Mariano Téllez Girón y Beaufort Spontin (1814-1882), 12th Duke of Osuna, led a military and diplomatic career as the Knight of the Spanish Order of Toisón de Oro. As Ambassador he attended Queen Victoria's coronation and Napoleon III's marriage to Eugenia de Montijo, and was based in Saint Petersburg from 1856-1862. There, he was known for his extravagant parties attended by all Russian nobility which caused the ruin of his great fortune and led him to auction most of his property.

Don Fernando de Contreras and Doña Francisca Pérez de Herrasti bought the piece from this auction. Advised by their nephew Joaquín Pérez del Pulgar, who would later become Director General de Bellas Artes and a patron of the Museo del Prado, they filled their mansion, now the Facultad de Traducción e Interpretación at the Universidad de Granada, with an important collection of antiquities and contemporary paintings of the Golden Age of Granada.

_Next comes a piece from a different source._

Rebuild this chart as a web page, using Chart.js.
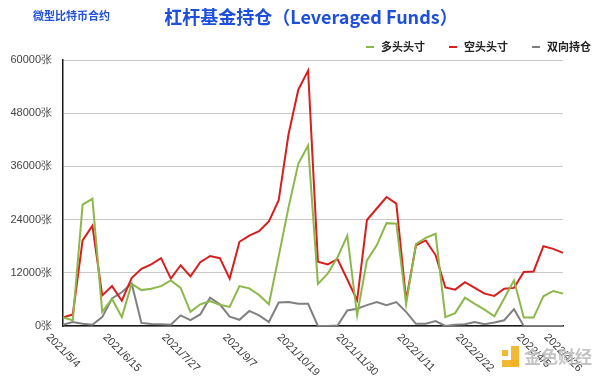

Cf. A. Stewart, Greek Sculpture, New Haven & London, 1990, pp. 267-268, pl. 400, for a similar herm from Pergamon, a Roman copy of the famous sculpture, the Hermes Propylaios (Hermes Before-the-Gates) which stood at the entrance of the Acropolis at Athens. This original was made by the Greek sculptor Alkamenes of Athens in the second half of the 5th Century B.C. and is known from literary descriptions.

In Ancient Greece, the god Hermes was associated with fertility, luck, roads and borders. He became a patron of markets, merchants, travellers and athletes. His name is thought to derive from the Greek word herma, a boundary stone. Herms such as this one were often placed at strategic points alongside roads, outside houses, gymnasia, and markets to ensure the fertility of herds and flocks and to bring luck.